Perhaps what we need to do is to figure out how to use them as a language.  Perhaps we need to weave them into our thoughts so that when we approach the problem of building software, patterns are there, guiding our thinking, helping us to best arrange a solution to fit the problem.  When we use our natural language, it does the same thing.  Our thoughts are constrained by our languages, but at the same time, our thoughts are guided by our languages.  The ideas form in our heads and rapidly coalesce into some structure that is based upon our language, and the structure works because of the language--it tells us what works and what doesn't work to articulate our ideas.

I think that a pattern language would have the same power.  If we get the patterns into our heads, then when we're faced with articulating a solution to a problem, we will think in terms of the patterns.  The patterns will give form to our solution, and because they are patterns, the solution will work.  The pattern language will both guide and shape our thinking towards things solutions that have the quality without a name.

But then, as Alexander says of "the kernel," once we master the language, we move beyond it, so to speak.  The language is not an end in itself but a means to an end, a means to learn the timeless way.  It shapes our thinking to the extent that we are able to perceive the way even without a pattern.  And this is the superlative value in patterns that I think we're missing. 

Patterns, in themselves, have value, but as many have noted, they can be abused and misapplied.  The reason for this is not that a pattern (or patterns in general) are bad but that we're using them as an end in themselves.  If we simply let patterns shape the way we think about designing software, if we let them become a language, then we will learn to use them in ways that make sense and ultimately go beyond them and build great software even where a pattern doesn't exist.

So how do we do this?  Well, I think to some extent, we already do it.  I think there are people who use the language, who know the way, without necessarily being conscious of it.  And I think that there is a lot of great guidance out there that in a roundabout way does lead to building great software, even though it may not be conscious it is using patterns as a language.  But I do tend to think that there is far more bad or failed software out there that has come about because the language is not known, it is not explicit.

I think that what we need to do is to continue identifying patterns as best we can, but we need to start thinking about how to more firmly incorporate them into how we create software.  In fact, I think doing this, attempting to incorporate patterns more into development, will drive the further identification of patterns, to fill out patterns where we are lacking.  I also think it will help us to realize how patterns relate to each other, which is a big part of using them as a language and not just a bunch of monads floating about in the ether.  As we see them relating, see how they work together to form complete solutions, we'll better understand the language as well as the value of the language, and ultimately, we'll be able to impart that language to enable more of us to speak it.
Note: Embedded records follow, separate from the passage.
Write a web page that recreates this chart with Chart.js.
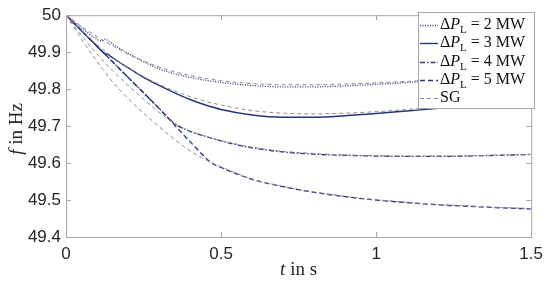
<!DOCTYPE html>
<html>
<head>
<meta charset="utf-8">
<script src="https://cdn.jsdelivr.net/npm/chart.js@4.4.1/dist/chart.umd.min.js"></script>
<style>
  body { margin: 0; background: #fff; }
  #wrap { width: 550px; height: 281px; position: relative; }
</style>
</head>
<body>
<div id="wrap"><canvas id="myChart"></canvas></div>
<script>
// time grid shared by the SG reference curves
var tSG = [0, 0.05, 0.1, 0.15, 0.2, 0.25, 0.3, 0.35, 0.4, 0.45, 0.5, 0.6, 0.7, 0.8, 0.9, 1.0, 1.1, 1.2, 1.3, 1.4, 1.5];
var fSG2 = [50, 49.97, 49.942, 49.917, 49.895, 49.876, 49.86, 49.847, 49.837, 49.829, 49.823, 49.815, 49.812, 49.812, 49.814, 49.817, 49.821, 49.825, 49.829, 49.833, 49.837];
var fSG3 = [50, 49.958, 49.92, 49.887, 49.858, 49.834, 49.813, 49.795, 49.78, 49.767, 49.757, 49.742, 49.735, 49.733, 49.735, 49.739, 49.745, 49.751, 49.757, 49.763, 49.769];
var fSG4 = [50, 49.945, 49.895, 49.85, 49.81, 49.773, 49.737, 49.707, 49.687, 49.673, 49.661, 49.643, 49.632, 49.626, 49.622, 49.62, 49.619, 49.619, 49.62, 49.622, 49.624];
var fSG5 = [50, 49.935, 49.875, 49.82, 49.775, 49.735, 49.699, 49.664, 49.633, 49.609, 49.59, 49.557, 49.537, 49.522, 49.51, 49.501, 49.494, 49.488, 49.484, 49.48, 49.477];

// ΔP_L curves (own time points, with the switching kinks)
var t2 = [0, 0.05, 0.1, 0.115, 0.125, 0.15, 0.2, 0.3, 0.4, 0.5, 0.6, 0.7, 0.8, 0.9, 1.0, 1.1, 1.2, 1.3, 1.4, 1.5];
var f2 = [50, 49.966, 49.935, 49.93, 49.935, 49.922, 49.897, 49.855, 49.832, 49.818, 49.81, 49.806, 49.806, 49.809, 49.813, 49.818, 49.823, 49.828, 49.833, 49.838];
var t3 = [0, 0.05, 0.1, 0.12, 0.135, 0.15, 0.2, 0.25, 0.3, 0.35, 0.4, 0.45, 0.5, 0.6, 0.7, 0.8, 0.9, 1.0, 1.1, 1.2, 1.3, 1.4, 1.5];
var f3 = [50, 49.958, 49.916, 49.899, 49.894, 49.885, 49.858, 49.832, 49.81, 49.79, 49.772, 49.757, 49.745, 49.73, 49.724, 49.724, 49.728, 49.734, 49.741, 49.748, 49.756, 49.763, 49.771];
var t4 = [0, 0.1, 0.2, 0.3, 0.35, 0.4, 0.45, 0.5, 0.6, 0.7, 0.8, 0.9, 1.0, 1.1, 1.2, 1.3, 1.4, 1.5];
var f4 = [50, 49.916, 49.832, 49.748, 49.707, 49.686, 49.672, 49.66, 49.641, 49.63, 49.624, 49.621, 49.619, 49.618, 49.618, 49.619, 49.621, 49.623];
var t5 = [0, 0.1, 0.2, 0.3, 0.4, 0.47, 0.5, 0.6, 0.7, 0.8, 0.9, 1.0, 1.1, 1.2, 1.3, 1.4, 1.5];
var f5 = [50, 49.916, 49.832, 49.748, 49.658, 49.6, 49.588, 49.556, 49.536, 49.521, 49.509, 49.5, 49.493, 49.487, 49.483, 49.479, 49.476];

var legendMW = ['2', '3', '4', '5'];
var xTicks = [0, 0.5, 1, 1.5];

var blue = '#28347a';
var grey = '#8e8e8e';

function pts(t, f) {
    return t.map(function (v, i) { return { x: v, y: f[i] }; });
}

var sgStyle = { borderColor: grey, borderWidth: 1, borderDash: [4, 3] };
var dashes = [[1, 1.5], [], [5, 2, 1.5, 2], [5, 3]];
var widths = [1.3, 1.4, 1.3, 1.3];

var datasets = [];
[fSG2, fSG3, fSG4, fSG5].forEach(function (f) {
    datasets.push(Object.assign({ label: 'SG', data: pts(tSG, f) }, sgStyle));
});
[[t2, f2], [t3, f3], [t4, f4], [t5, f5]].forEach(function (s, i) {
    datasets.push({
        label: legendMW[i],
        data: pts(s[0], s[1]),
        borderColor: blue,
        borderWidth: widths[i],
        borderDash: dashes[i]
    });
});

var boxPlugin = {
    id: 'box',
    afterDraw: function (chart) {
        var c = chart.ctx, a = chart.chartArea;
        var xs = chart.scales.x, ys = chart.scales.y;
        c.save();
        c.strokeStyle = '#a6a6a6';
        c.lineWidth = 1;
        c.setLineDash([]);
        c.strokeRect(a.left + 0.5, a.top + 0.5, a.right - a.left, a.bottom - a.top);
        // inward ticks
        c.beginPath();
        xTicks.forEach(function (v) {
            var px = Math.round(xs.getPixelForValue(v)) + 0.5;
            c.moveTo(px, a.bottom); c.lineTo(px, a.bottom - 5);
            c.moveTo(px, a.top); c.lineTo(px, a.top + 5);
        });
        ys.ticks.forEach(function (t) {
            var py = Math.round(ys.getPixelForValue(t.value)) + 0.5;
            c.moveTo(a.left, py); c.lineTo(a.left + 5, py);
            c.moveTo(a.right, py); c.lineTo(a.right - 5, py);
        });
        c.stroke();

        // axis titles
        c.fillStyle = '#262626';
        c.textBaseline = 'middle';
        c.font = 'italic 19px "Liberation Serif"';
        var w1 = c.measureText('t').width;
        c.font = '19px "Liberation Serif"';
        var w2 = c.measureText(' in s').width;
        var cx = (a.left + a.right) / 2 - (w1 + w2) / 2;
        c.textAlign = 'left';
        c.font = 'italic 19px "Liberation Serif"';
        c.fillText('t', cx, 270);
        c.font = '19px "Liberation Serif"';
        c.fillText(' in s', cx + w1, 270);

        c.save();
        c.translate(17, 129);
        c.rotate(-Math.PI / 2);
        c.font = 'italic 19px "Liberation Serif"';
        w1 = c.measureText('f').width;
        c.font = '19px "Liberation Serif"';
        w2 = c.measureText(' in Hz').width;
        cx = -(w1 + w2) / 2;
        c.font = 'italic 19px "Liberation Serif"';
        c.fillText('f', cx, 0);
        c.font = '19px "Liberation Serif"';
        c.fillText(' in Hz', cx + w1, 0);
        c.restore();

        // legend
        var lx = 418, ly = 12, lw = 116, lh = 96;
        c.fillStyle = '#fff';
        c.fillRect(lx, ly, lw, lh);
        c.strokeStyle = '#a6a6a6';
        c.strokeRect(lx + 0.5, ly + 0.5, lw, lh);
        var rowY = [25, 43, 62, 80, 98];
        var items = [4, 5, 6, 7, 0];
        items.forEach(function (di, k) {
            var ds = chart.data.datasets[di];
            var y = rowY[k] + 0.5;
            c.beginPath();
            c.strokeStyle = ds.borderColor;
            c.lineWidth = ds.borderWidth;
            c.setLineDash(ds.borderDash || []);
            c.moveTo(420, y); c.lineTo(438, y);
            c.stroke();
            c.setLineDash([]);
            c.fillStyle = '#111';
            c.textAlign = 'left';
            c.textBaseline = 'middle';
            var x = 440;
            if (ds.label === 'SG') {
                c.font = '16px "Liberation Serif"';
                c.fillText('SG', x, rowY[k]);
                return;
            }
            c.font = '16px "Liberation Serif"';
            c.fillText('\u0394', x, rowY[k]);
            x += c.measureText('\u0394').width;
            c.font = 'italic 16px "Liberation Serif"';
            c.fillText('P', x, rowY[k]);
            x += c.measureText('P').width;
            c.font = '11px "Liberation Serif"';
            c.fillText('L', x, rowY[k] + 5);
            x += c.measureText('L').width;
            c.font = '16px "Liberation Serif"';
            c.fillText(' = ' + ds.label + ' MW', x, rowY[k]);
        });
        c.restore();
    }
};

var ctx = document.getElementById('myChart');
var myChart = new Chart(ctx, {
    type: 'line',
    data: { datasets: datasets },
    options: {
        responsive: true,
        maintainAspectRatio: false,
        animation: false,
        layout: { padding: { left: 0, right: 15, top: 11, bottom: 0 } },
        elements: {
            point: { radius: 0 },
            line: { cubicInterpolationMode: 'monotone', fill: false }
        },
        plugins: { legend: { display: false }, tooltip: { enabled: false } },
        scales: {
            x: {
                type: 'linear', min: 0, max: 1.5,
                afterBuildTicks: function (s) { s.ticks = xTicks.map(function (v) { return { value: v }; }); },
                afterFit: function (s) { s.height = 44; },
                grid: { display: false, drawTicks: false },
                border: { display: false },
                ticks: {
                    padding: 7, color: '#262626',
                    font: { family: '"Liberation Sans"', size: 17 },
                    callback: function (v) { return String(v); }
                }
            },
            y: {
                min: 49.4, max: 50,
                afterFit: function (s) { s.width = 66; },
                grid: { display: false, drawTicks: false },
                border: { display: false },
                ticks: {
                    stepSize: 0.1, padding: 5, color: '#262626',
                    font: { family: '"Liberation Sans"', size: 17 },
                    callback: function (v) { return Number(v.toFixed(1)).toString(); }
                }
            }
        }
    },
    plugins: [boxPlugin]
});
</script>
</body>
</html>
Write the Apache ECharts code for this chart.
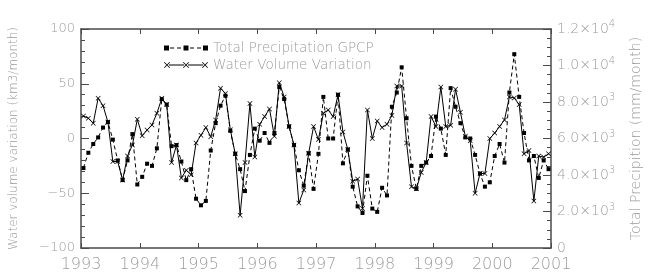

This calls for those who build great software, who theoretically already know the way, to be introspective and retrospective.  It's not just a matter of looking about in the software world for repeated, similar solutions.  It's about identifying good solutions, solutions that bring software to life, not just addressing functional requirements, and forming from those solutions a language of patterns for building such software.  What do you think?

1. See Notes on the Notes of the Synthesis of Form and The Timeless Way is Agile.

Sunday, 09 December 2007 14:46:34 (Eastern Standard Time, UTC-05:00)  #    Disclaimer  |  Comments [2]  | 
Tuesday, 11 December 2007 00:41:26 (Eastern Standard Time, UTC-05:00)
Where the base language isn't expressive enough, you get a secondary pattern language accreting on top. Which doesn't mean the base language should necessarily subsume the pattern language - better that is just expressive enough to implement the pattern language conventiently as a library.
Tuesday, 11 December 2007 04:44:31 (Eastern Standard Time, UTC-05:00)
Taking off from what Greg is saying here:
I used to love patterns, but I have come to realize (as others have done earlier) that a pattern is a result of a weakness in the underlying language.
A pattern is a frustrated abstraction potential.
There is a clear mismatch between the world of the physical as enjoyed by the architect and the world of informatics as enjoyed by the software architect. In the physical world, you see a pattern and repeat yourself everywhere the pattern is applicable. In the informational world, you do the same thing only if your language is too weak. If the language is good enough, you abstract away the repetition.